• **SUPPLIED MATERIAL**

-- Begin --

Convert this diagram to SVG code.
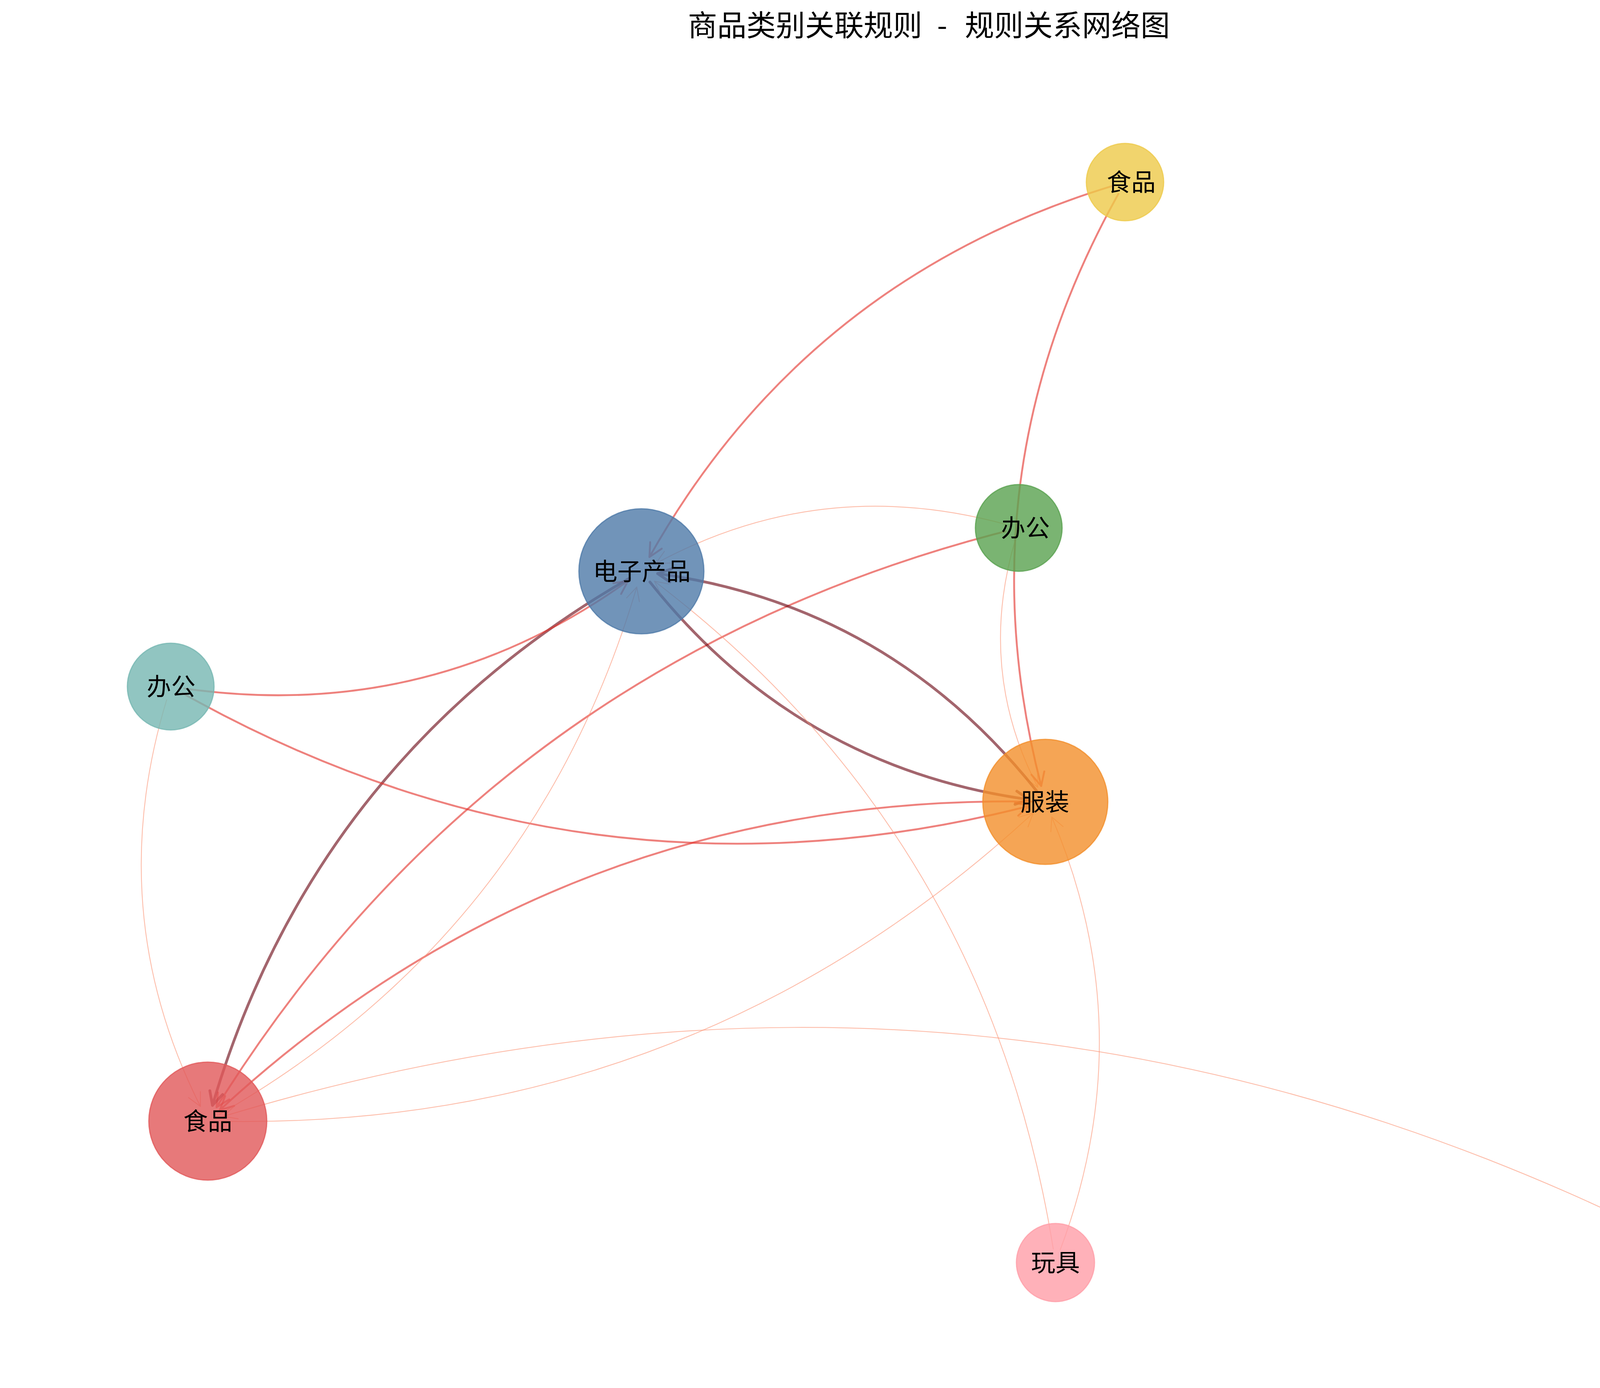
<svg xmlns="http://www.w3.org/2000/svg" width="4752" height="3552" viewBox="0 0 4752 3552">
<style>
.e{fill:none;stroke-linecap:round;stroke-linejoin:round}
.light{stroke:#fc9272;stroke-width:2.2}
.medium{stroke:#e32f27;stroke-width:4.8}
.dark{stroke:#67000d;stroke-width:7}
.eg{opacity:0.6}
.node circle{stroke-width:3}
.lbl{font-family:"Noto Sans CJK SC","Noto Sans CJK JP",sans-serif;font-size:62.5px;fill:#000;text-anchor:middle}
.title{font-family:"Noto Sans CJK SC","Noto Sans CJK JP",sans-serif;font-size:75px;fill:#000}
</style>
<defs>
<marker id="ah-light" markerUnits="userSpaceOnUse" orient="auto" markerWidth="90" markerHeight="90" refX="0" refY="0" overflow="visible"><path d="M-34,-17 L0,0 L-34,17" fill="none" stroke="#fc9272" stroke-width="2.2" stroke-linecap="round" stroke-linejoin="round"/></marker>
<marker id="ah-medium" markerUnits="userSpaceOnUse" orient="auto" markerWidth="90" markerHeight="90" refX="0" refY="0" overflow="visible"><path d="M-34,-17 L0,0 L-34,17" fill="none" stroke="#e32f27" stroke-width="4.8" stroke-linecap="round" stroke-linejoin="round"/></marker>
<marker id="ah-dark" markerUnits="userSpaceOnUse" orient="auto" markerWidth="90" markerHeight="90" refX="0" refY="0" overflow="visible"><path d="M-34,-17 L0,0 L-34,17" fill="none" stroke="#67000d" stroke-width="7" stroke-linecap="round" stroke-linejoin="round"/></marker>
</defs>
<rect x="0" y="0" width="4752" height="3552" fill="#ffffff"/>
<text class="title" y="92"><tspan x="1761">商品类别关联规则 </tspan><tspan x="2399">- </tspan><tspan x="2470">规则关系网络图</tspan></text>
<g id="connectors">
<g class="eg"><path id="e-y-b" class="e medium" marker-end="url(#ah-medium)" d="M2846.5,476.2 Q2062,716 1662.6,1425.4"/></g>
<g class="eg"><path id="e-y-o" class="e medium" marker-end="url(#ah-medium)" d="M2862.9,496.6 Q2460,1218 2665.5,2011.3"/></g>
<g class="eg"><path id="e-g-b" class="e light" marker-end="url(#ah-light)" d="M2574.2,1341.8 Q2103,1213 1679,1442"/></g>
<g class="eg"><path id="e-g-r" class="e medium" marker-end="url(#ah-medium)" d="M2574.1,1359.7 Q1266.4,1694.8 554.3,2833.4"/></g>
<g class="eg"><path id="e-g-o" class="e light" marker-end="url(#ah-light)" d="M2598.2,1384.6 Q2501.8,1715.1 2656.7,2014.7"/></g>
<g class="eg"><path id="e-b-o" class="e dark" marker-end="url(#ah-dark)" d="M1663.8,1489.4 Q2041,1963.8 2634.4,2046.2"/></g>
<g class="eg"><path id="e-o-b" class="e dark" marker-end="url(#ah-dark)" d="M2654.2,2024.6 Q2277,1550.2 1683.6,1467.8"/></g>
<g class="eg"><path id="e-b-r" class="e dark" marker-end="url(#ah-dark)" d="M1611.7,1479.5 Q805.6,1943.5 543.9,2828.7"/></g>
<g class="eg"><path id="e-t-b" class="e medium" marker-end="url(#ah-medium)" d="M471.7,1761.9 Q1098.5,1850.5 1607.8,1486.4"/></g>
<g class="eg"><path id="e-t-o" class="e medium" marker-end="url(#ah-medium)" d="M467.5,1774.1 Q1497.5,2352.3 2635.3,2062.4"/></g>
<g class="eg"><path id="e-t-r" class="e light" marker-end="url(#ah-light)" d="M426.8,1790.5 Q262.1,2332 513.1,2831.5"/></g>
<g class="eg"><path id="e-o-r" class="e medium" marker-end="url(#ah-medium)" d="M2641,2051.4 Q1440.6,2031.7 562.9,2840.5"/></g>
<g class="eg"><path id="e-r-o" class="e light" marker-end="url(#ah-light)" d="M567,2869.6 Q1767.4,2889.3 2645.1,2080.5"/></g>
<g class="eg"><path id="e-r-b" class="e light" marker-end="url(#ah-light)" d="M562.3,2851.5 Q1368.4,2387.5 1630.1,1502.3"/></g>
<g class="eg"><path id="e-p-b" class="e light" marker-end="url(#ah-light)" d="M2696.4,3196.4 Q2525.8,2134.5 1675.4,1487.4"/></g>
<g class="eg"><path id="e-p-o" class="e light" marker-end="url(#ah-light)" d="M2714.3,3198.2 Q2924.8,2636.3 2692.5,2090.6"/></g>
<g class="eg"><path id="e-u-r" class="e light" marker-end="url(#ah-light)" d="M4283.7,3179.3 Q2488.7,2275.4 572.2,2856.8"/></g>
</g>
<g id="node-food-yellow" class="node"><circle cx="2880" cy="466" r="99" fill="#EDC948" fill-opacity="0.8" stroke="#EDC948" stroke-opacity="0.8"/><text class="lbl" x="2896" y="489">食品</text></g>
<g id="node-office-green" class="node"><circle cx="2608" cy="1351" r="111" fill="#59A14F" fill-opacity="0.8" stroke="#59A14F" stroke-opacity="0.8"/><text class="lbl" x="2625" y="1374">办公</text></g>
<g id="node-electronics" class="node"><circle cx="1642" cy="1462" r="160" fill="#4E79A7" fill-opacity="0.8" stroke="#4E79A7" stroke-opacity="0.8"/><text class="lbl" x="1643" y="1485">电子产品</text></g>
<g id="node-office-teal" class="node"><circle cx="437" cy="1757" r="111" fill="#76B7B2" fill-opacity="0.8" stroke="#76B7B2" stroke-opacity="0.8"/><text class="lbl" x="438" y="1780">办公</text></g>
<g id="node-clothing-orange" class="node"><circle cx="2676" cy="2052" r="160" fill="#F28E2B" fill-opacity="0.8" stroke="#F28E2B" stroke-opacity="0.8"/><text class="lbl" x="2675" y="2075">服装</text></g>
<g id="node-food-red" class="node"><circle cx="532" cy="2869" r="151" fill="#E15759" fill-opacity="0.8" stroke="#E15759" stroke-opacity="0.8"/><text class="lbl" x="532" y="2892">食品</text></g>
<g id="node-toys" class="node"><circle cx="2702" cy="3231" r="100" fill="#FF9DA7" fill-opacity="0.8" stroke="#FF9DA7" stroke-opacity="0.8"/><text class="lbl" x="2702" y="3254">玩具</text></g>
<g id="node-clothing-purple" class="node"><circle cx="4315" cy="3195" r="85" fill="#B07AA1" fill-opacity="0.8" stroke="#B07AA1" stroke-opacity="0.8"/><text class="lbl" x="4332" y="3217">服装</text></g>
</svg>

-- End --

Transcribe the whole listing exactly. Pictures are excluded.

• **TASK ANSWER**
Convert this diagram to SVG code.
<svg xmlns="http://www.w3.org/2000/svg" width="4752" height="3552" viewBox="0 0 4752 3552">
<style>
.e{fill:none;stroke-linecap:round;stroke-linejoin:round}
.light{stroke:#fc9272;stroke-width:2.2}
.medium{stroke:#e32f27;stroke-width:4.8}
.dark{stroke:#67000d;stroke-width:7}
.eg{opacity:0.6}
.node circle{stroke-width:3}
.lbl{font-family:"Noto Sans CJK SC","Noto Sans CJK JP",sans-serif;font-size:62.5px;fill:#000;text-anchor:middle}
.title{font-family:"Noto Sans CJK SC","Noto Sans CJK JP",sans-serif;font-size:75px;fill:#000}
</style>
<defs>
<marker id="ah-light" markerUnits="userSpaceOnUse" orient="auto" markerWidth="90" markerHeight="90" refX="0" refY="0" overflow="visible"><path d="M-34,-17 L0,0 L-34,17" fill="none" stroke="#fc9272" stroke-width="2.2" stroke-linecap="round" stroke-linejoin="round"/></marker>
<marker id="ah-medium" markerUnits="userSpaceOnUse" orient="auto" markerWidth="90" markerHeight="90" refX="0" refY="0" overflow="visible"><path d="M-34,-17 L0,0 L-34,17" fill="none" stroke="#e32f27" stroke-width="4.8" stroke-linecap="round" stroke-linejoin="round"/></marker>
<marker id="ah-dark" markerUnits="userSpaceOnUse" orient="auto" markerWidth="90" markerHeight="90" refX="0" refY="0" overflow="visible"><path d="M-34,-17 L0,0 L-34,17" fill="none" stroke="#67000d" stroke-width="7" stroke-linecap="round" stroke-linejoin="round"/></marker>
</defs>
<rect x="0" y="0" width="4752" height="3552" fill="#ffffff"/>
<text class="title" y="92"><tspan x="1761">商品类别关联规则 </tspan><tspan x="2399">- </tspan><tspan x="2470">规则关系网络图</tspan></text>
<g id="connectors">
<g class="eg"><path id="e-y-b" class="e medium" marker-end="url(#ah-medium)" d="M2846.5,476.2 Q2062,716 1662.6,1425.4"/></g>
<g class="eg"><path id="e-y-o" class="e medium" marker-end="url(#ah-medium)" d="M2862.9,496.6 Q2460,1218 2665.5,2011.3"/></g>
<g class="eg"><path id="e-g-b" class="e light" marker-end="url(#ah-light)" d="M2574.2,1341.8 Q2103,1213 1679,1442"/></g>
<g class="eg"><path id="e-g-r" class="e medium" marker-end="url(#ah-medium)" d="M2574.1,1359.7 Q1266.4,1694.8 554.3,2833.4"/></g>
<g class="eg"><path id="e-g-o" class="e light" marker-end="url(#ah-light)" d="M2598.2,1384.6 Q2501.8,1715.1 2656.7,2014.7"/></g>
<g class="eg"><path id="e-b-o" class="e dark" marker-end="url(#ah-dark)" d="M1663.8,1489.4 Q2041,1963.8 2634.4,2046.2"/></g>
<g class="eg"><path id="e-o-b" class="e dark" marker-end="url(#ah-dark)" d="M2654.2,2024.6 Q2277,1550.2 1683.6,1467.8"/></g>
<g class="eg"><path id="e-b-r" class="e dark" marker-end="url(#ah-dark)" d="M1611.7,1479.5 Q805.6,1943.5 543.9,2828.7"/></g>
<g class="eg"><path id="e-t-b" class="e medium" marker-end="url(#ah-medium)" d="M471.7,1761.9 Q1098.5,1850.5 1607.8,1486.4"/></g>
<g class="eg"><path id="e-t-o" class="e medium" marker-end="url(#ah-medium)" d="M467.5,1774.1 Q1497.5,2352.3 2635.3,2062.4"/></g>
<g class="eg"><path id="e-t-r" class="e light" marker-end="url(#ah-light)" d="M426.8,1790.5 Q262.1,2332 513.1,2831.5"/></g>
<g class="eg"><path id="e-o-r" class="e medium" marker-end="url(#ah-medium)" d="M2641,2051.4 Q1440.6,2031.7 562.9,2840.5"/></g>
<g class="eg"><path id="e-r-o" class="e light" marker-end="url(#ah-light)" d="M567,2869.6 Q1767.4,2889.3 2645.1,2080.5"/></g>
<g class="eg"><path id="e-r-b" class="e light" marker-end="url(#ah-light)" d="M562.3,2851.5 Q1368.4,2387.5 1630.1,1502.3"/></g>
<g class="eg"><path id="e-p-b" class="e light" marker-end="url(#ah-light)" d="M2696.4,3196.4 Q2525.8,2134.5 1675.4,1487.4"/></g>
<g class="eg"><path id="e-p-o" class="e light" marker-end="url(#ah-light)" d="M2714.3,3198.2 Q2924.8,2636.3 2692.5,2090.6"/></g>
<g class="eg"><path id="e-u-r" class="e light" marker-end="url(#ah-light)" d="M4283.7,3179.3 Q2488.7,2275.4 572.2,2856.8"/></g>
</g>
<g id="node-food-yellow" class="node"><circle cx="2880" cy="466" r="99" fill="#EDC948" fill-opacity="0.8" stroke="#EDC948" stroke-opacity="0.8"/><text class="lbl" x="2896" y="489">食品</text></g>
<g id="node-office-green" class="node"><circle cx="2608" cy="1351" r="111" fill="#59A14F" fill-opacity="0.8" stroke="#59A14F" stroke-opacity="0.8"/><text class="lbl" x="2625" y="1374">办公</text></g>
<g id="node-electronics" class="node"><circle cx="1642" cy="1462" r="160" fill="#4E79A7" fill-opacity="0.8" stroke="#4E79A7" stroke-opacity="0.8"/><text class="lbl" x="1643" y="1485">电子产品</text></g>
<g id="node-office-teal" class="node"><circle cx="437" cy="1757" r="111" fill="#76B7B2" fill-opacity="0.8" stroke="#76B7B2" stroke-opacity="0.8"/><text class="lbl" x="438" y="1780">办公</text></g>
<g id="node-clothing-orange" class="node"><circle cx="2676" cy="2052" r="160" fill="#F28E2B" fill-opacity="0.8" stroke="#F28E2B" stroke-opacity="0.8"/><text class="lbl" x="2675" y="2075">服装</text></g>
<g id="node-food-red" class="node"><circle cx="532" cy="2869" r="151" fill="#E15759" fill-opacity="0.8" stroke="#E15759" stroke-opacity="0.8"/><text class="lbl" x="532" y="2892">食品</text></g>
<g id="node-toys" class="node"><circle cx="2702" cy="3231" r="100" fill="#FF9DA7" fill-opacity="0.8" stroke="#FF9DA7" stroke-opacity="0.8"/><text class="lbl" x="2702" y="3254">玩具</text></g>
<g id="node-clothing-purple" class="node"><circle cx="4315" cy="3195" r="85" fill="#B07AA1" fill-opacity="0.8" stroke="#B07AA1" stroke-opacity="0.8"/><text class="lbl" x="4332" y="3217">服装</text></g>
</svg>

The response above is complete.